Another consideration is age. Obviously I don’t know how old you are, but it’s worth noting that many Asian countries have an upper-age limit for work visas, usually in the region of 55-59. That’s not to say that there aren’t older teachers teaching there, but I’d say they are the exception rather than the rule.
My advice, as always, is to choose a country or countries that you’d like to work in and do some serious research. I’d recommend posting your questions on the country-specific forums at Dave’s ESL Café (http://forums.eslcafe.com/job/). Note that there are some VERY snarky posters on there, but you are likely to get the answers you need from people actually working in those countries.
Hope that helps, and if you have any other questions, please ask.
I do have a Bachelors of Arts in psychology and Master’s in counseling so hopefully that will satisfy the school requirements. And I’m 47 so age shouldn’t be a problem.
I did look at Thailand and Mexico. I felt that if something goes wrong I’m closer to the states. It seems like quite the risk to leave everything, take a 4 week course and hope you get a job quickly or is that not the way that goes?? Hahaha.. Perhaps this will take a very long time? I would guess I need quite the savings to be able to get the schooling done then live while looking for a job.

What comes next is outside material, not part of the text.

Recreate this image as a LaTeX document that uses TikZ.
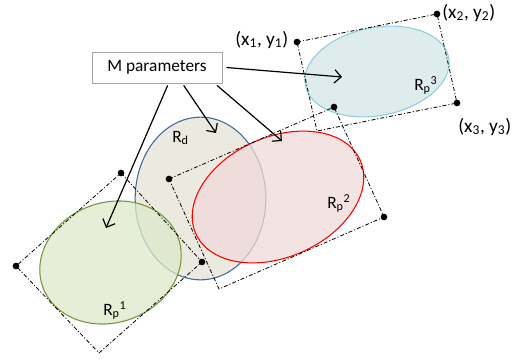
\documentclass[tikz,border=0pt]{standalone}
\usepackage{fontspec}
\setmainfont{Carlito}
\usepackage{tikz}
\usetikzlibrary{arrows.meta,shapes.geometric}
\definecolor{rdfill}{HTML}{ECEAE0}
\definecolor{rdline}{HTML}{41699B}
\definecolor{pafill}{HTML}{DDE8CB}
\definecolor{paline}{HTML}{77933C}
\definecolor{pbfill}{HTML}{F0D9D9}
\definecolor{pcfill}{HTML}{DEECEE}
\definecolor{pcline}{HTML}{93CDDD}
\tikzset{%
  region/.style={ellipse,inner sep=0pt,line width=0.8pt},
  frame/.style={line width=0.6pt,dash pattern=on 3pt off 1.5pt on 0.8pt off 1.5pt},
  corner/.style={circle,fill=black,inner sep=0pt,minimum size=5pt},
  arrow/.style={-{Straight Barb[length=5pt,width=10pt]}, line width=0.9pt}%
}

\begin{document}
\begin{tikzpicture}[
    x=0.75pt,
    y=-0.75pt,
    font=\fontsize{13pt}{15pt}\selectfont,
    label/.style={anchor=base west,inner sep=0pt},
    xylabel/.style={label,font=\fontsize{14.5pt}{17pt}\selectfont},
    parbox/.style={
        draw=gray!70,
        fill=white,
        line width=0.6pt,
        minimum width=97.5pt,
        minimum height=23.25pt
    }
]
\useasboundingbox (0,0) rectangle (519,358);

% Regions
\node[region, draw=rdline, fill=rdfill, minimum width=98pt, minimum height=122pt] (rd) at (200.5,198.5) {};
\node[region, draw=paline, fill=pafill, fill opacity=0.75, minimum width=108pt, minimum height=90pt, rotate=20] (pa) at (110.5,262.5) {};
\node[region, draw=red, fill=pbfill, fill opacity=0.75, minimum width=135pt, minimum height=90pt, rotate=24] (pb) at (278,197) {};
\node[region, draw=pcline, fill=pcfill, minimum width=109.5pt, minimum height=66pt, rotate=11] (pc) at (377,71.5) {};

% Labels
\node[label] (lrd) at (172,142) {R\textsubscript{d}};
\node[label] (lpa) at (103,315) {R\textsubscript{p}\textsuperscript{1}};
\node[label] (lpb) at (327,208) {R\textsubscript{p}\textsuperscript{2}};
\node[label] (lpc) at (414,90) {R\textsubscript{p}\textsuperscript{3}};

% Bounding boxes
\coordinate (r1a) at (121,173);
\coordinate (r1b) at (202,262);
\coordinate (r1c) at (99,353);
\coordinate (r1d) at (16,266);
\coordinate (r2a) at (169,179);
\coordinate (r2b) at (334,107);
\coordinate (r2c) at (384,217);
\coordinate (r2d) at (219,289);
\coordinate (r3a) at (297,42);
\coordinate (r3b) at (437,14);
\coordinate (r3c) at (457,103);
\coordinate (r3d) at (317,131);
\draw[frame] (r1a) -- (r1b) -- (r1c) -- (r1d) -- cycle;
\draw[frame] (r2a) -- (r2b) -- (r2c) -- (r2d) -- cycle;
\draw[frame] (r3a) -- (r3b) -- (r3c) -- (r3d) -- cycle;
\foreach \c in {r1a,r1b,r1d,r2a,r2b,r2c,r3a,r3b,r3c}
  \node[corner] at (\c) {};

% Corner labels
\node[xylabel] (xa) at (235,45) {(x\textsubscript{1}, y\textsubscript{1})};
\node[xylabel] (xb) at (442,18) {(x\textsubscript{2}, y\textsubscript{2})};
\node[xylabel] (xc) at (458,132) {(x\textsubscript{3}, y\textsubscript{3})};

% Parameters
\node[parbox] (mp) at (157,67.5) {M parameters};
\coordinate (tc) at (342,77);
\coordinate (ta) at (106,228);
\coordinate (td) at (216,133);
\coordinate (tb) at (282,141);

% Arrows
\draw[arrow] ([xshift=3pt]mp.east) -- (tc);
\draw[arrow] ([xshift=8pt,yshift=-1.5pt]mp.south) -- (ta);
\draw[arrow] ([xshift=20pt,yshift=-1.5pt]mp.south) -- (td);
\draw[arrow] ([xshift=45pt,yshift=-1.5pt]mp.south) -- (tb);

\end{tikzpicture}
\end{document}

One of the requirements is to have a standard of English which will enable you to teach at a range of levels. I haven’t been in an English class in quite a long time. Should I be studying or brushing up on things ?
Thank you for you kindness!!
If you’re going to take your TEFL course abroad, I’d recommend taking it a month or so before the start of the new academic year/semester, as this will maximise your chances of finding work. (Speaking from experience here as I took mine at TOTALLY the wrong time of year, and ended up having to work in Vietnam, where there were jobs, rather than Spain! Ha ha!).
In Thailand the academic year runs from May-September and November-Feb/March. So you should aim to take a TEFL course in March/April (for the academic year start) or Sept/Oct (for the second semester start). I’m less familiar with Mexico, but I believe the academic year starts in mid-August, so you would need to take a course in June/July.
With regards to the “having a standard of English which will allow you teach at a range of levels” bit, this is mostly aimed at non-native English-speakers who might want to teach but might be of a lower level than their potential students. The biggest problem native English-speakers have is their shaky knowledge of grammar, and in particular the terminology. If you are worried, it’s worth taking a grammar course, (such as this one: https://www.cambridgeenglishteacher.org/courses/details/18606), before taking your TEFL course.
Now for the money bit. Face-to-face courses such as the CELTA are paid for upfront. Providers can usually organise cheap accommodation for the duration of the course, but obviously you’d need to set aside some money for that, as well as money for general living costs (food, public transport, the odd drink, etc.). On top of that, you will also need money to cover you until your first paycheck (which is likely to arrive one month after you start working). How much should you bring? Find out what the cost of the living in your chosen countries and aim to have a minimum of two months’ living expenses, plus the upfront money required for renting an apartment.
Hope that helps, and if you have any other questions, please ask.
You should also check with any pötential employer in Europe whether they can get you a legal residence and work permit.